___ DATA SHOWN

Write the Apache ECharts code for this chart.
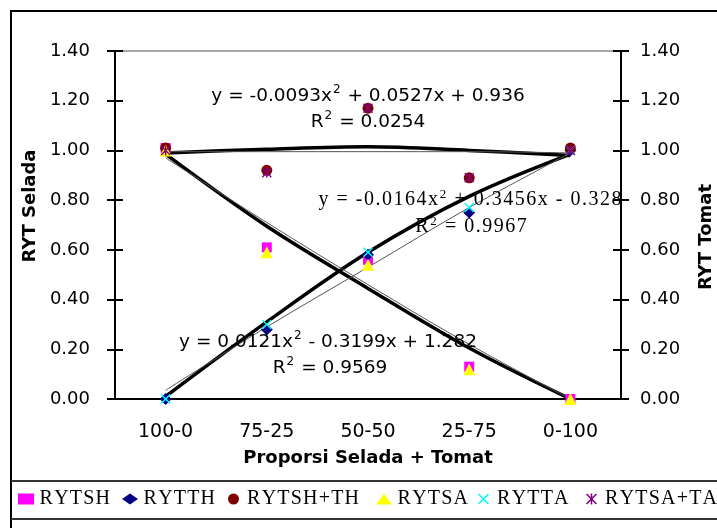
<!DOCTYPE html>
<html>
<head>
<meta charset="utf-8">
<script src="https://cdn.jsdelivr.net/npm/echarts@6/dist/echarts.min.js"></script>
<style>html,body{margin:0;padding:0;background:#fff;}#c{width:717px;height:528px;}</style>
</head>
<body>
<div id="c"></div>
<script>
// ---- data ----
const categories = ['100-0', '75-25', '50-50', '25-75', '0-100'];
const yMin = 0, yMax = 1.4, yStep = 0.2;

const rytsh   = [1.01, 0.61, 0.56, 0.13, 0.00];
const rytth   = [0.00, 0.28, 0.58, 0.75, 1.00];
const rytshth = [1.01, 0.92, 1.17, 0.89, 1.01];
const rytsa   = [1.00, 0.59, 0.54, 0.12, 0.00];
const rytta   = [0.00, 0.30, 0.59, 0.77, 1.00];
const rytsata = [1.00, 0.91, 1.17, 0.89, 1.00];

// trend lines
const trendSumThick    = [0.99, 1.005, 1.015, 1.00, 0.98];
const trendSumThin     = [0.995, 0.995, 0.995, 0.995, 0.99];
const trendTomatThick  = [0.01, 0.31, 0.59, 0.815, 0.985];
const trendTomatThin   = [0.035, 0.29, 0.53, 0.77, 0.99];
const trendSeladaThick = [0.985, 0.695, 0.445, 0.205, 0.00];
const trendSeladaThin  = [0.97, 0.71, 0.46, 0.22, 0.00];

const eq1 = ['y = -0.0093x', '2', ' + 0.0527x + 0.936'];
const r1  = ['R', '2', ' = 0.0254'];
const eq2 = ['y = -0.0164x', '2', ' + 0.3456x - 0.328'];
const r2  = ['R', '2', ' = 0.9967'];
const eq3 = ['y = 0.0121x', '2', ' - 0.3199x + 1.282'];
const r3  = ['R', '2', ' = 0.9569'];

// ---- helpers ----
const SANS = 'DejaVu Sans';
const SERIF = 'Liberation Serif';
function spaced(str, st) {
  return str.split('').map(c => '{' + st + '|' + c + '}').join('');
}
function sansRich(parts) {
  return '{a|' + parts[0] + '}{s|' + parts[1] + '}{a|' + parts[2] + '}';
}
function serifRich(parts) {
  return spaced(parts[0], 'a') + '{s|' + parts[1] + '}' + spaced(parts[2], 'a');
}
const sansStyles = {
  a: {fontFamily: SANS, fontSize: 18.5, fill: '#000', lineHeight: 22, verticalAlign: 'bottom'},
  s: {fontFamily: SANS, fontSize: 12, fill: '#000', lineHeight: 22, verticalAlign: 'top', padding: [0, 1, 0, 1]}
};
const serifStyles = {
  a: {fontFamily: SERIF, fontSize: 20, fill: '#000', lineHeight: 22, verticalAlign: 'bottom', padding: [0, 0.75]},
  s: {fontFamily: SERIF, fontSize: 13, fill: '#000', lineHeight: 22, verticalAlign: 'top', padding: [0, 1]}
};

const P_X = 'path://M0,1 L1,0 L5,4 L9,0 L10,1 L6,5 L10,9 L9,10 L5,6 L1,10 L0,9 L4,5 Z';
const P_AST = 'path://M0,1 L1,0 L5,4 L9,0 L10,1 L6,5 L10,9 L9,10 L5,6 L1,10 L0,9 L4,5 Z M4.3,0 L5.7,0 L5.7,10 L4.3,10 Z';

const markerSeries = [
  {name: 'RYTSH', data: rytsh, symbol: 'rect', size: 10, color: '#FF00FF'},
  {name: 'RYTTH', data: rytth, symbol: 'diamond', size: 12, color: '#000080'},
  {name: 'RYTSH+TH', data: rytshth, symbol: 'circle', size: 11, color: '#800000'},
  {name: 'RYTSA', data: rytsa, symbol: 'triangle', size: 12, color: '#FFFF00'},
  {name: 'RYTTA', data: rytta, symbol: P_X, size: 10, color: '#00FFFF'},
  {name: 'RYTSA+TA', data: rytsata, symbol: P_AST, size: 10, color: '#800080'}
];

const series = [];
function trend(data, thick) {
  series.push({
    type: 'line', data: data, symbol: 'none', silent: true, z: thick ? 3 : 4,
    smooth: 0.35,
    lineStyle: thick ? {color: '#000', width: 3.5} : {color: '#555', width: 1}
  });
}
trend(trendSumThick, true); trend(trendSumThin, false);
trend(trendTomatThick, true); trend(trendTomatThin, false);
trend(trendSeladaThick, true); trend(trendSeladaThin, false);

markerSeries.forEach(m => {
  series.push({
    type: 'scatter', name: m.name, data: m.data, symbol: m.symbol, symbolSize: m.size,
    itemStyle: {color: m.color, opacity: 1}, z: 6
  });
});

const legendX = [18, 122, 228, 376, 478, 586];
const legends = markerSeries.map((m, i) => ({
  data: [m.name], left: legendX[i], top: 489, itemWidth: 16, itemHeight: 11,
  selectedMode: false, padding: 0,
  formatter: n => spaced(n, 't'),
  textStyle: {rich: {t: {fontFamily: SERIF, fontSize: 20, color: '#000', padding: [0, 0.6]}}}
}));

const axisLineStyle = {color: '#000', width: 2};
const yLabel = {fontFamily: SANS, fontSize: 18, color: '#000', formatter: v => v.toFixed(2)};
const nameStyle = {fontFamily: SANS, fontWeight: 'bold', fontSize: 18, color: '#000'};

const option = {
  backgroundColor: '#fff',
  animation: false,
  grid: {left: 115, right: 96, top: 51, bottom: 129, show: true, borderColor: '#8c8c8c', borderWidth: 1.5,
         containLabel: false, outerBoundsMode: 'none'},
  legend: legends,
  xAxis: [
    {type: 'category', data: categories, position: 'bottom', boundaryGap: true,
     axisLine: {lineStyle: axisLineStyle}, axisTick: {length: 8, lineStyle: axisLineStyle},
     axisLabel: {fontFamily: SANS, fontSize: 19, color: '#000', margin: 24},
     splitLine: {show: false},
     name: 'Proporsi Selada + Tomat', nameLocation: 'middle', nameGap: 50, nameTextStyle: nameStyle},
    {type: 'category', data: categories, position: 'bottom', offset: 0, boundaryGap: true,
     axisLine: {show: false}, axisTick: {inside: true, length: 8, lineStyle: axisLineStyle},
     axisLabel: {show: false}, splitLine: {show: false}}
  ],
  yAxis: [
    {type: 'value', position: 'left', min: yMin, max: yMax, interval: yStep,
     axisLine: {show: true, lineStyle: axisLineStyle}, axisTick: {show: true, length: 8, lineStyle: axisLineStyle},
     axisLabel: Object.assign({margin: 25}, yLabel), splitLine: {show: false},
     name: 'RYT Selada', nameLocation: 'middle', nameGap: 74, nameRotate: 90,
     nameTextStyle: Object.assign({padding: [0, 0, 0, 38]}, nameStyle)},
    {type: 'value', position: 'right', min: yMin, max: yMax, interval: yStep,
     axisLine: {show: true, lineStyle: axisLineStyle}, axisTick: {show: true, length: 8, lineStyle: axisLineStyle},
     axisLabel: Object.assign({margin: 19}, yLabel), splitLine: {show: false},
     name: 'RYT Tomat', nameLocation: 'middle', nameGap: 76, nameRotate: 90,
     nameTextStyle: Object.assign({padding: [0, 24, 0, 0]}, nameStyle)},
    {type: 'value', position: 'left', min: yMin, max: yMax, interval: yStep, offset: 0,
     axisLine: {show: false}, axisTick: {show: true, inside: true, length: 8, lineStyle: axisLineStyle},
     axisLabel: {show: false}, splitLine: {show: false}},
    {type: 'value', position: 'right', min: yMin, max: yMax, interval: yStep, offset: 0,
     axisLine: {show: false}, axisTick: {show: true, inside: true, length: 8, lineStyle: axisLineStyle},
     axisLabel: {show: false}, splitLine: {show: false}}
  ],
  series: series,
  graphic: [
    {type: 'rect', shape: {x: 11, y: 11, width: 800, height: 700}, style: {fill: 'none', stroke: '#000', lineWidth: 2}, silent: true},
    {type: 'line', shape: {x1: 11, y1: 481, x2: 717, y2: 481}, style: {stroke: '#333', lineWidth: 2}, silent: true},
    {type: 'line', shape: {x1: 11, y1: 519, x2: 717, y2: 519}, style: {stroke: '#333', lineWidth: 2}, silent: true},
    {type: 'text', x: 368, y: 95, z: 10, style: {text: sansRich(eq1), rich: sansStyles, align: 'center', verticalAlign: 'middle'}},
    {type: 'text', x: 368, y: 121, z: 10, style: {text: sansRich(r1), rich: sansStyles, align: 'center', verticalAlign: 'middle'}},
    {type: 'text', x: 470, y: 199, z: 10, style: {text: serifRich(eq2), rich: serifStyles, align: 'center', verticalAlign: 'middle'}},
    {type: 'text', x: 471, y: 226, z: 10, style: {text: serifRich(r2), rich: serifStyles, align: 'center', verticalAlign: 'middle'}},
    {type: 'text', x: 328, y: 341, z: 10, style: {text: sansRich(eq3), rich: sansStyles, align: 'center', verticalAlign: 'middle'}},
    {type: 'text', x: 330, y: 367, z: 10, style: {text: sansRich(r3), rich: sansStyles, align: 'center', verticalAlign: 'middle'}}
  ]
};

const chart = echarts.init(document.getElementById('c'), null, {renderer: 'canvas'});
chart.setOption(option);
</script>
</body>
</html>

______

REQUIRED WORK> With all pictures left out, please transcribe exactly the lines from the start of the material through the line with "const yMin = 0, yMax = 1.4, yStep = 0.2;".

SOLUTION FOR THIS EXERCISE>
Write the Apache ECharts code for this chart.
<!DOCTYPE html>
<html>
<head>
<meta charset="utf-8">
<script src="https://cdn.jsdelivr.net/npm/echarts@6/dist/echarts.min.js"></script>
<style>html,body{margin:0;padding:0;background:#fff;}#c{width:717px;height:528px;}</style>
</head>
<body>
<div id="c"></div>
<script>
// ---- data ----
const categories = ['100-0', '75-25', '50-50', '25-75', '0-100'];
const yMin = 0, yMax = 1.4, yStep = 0.2;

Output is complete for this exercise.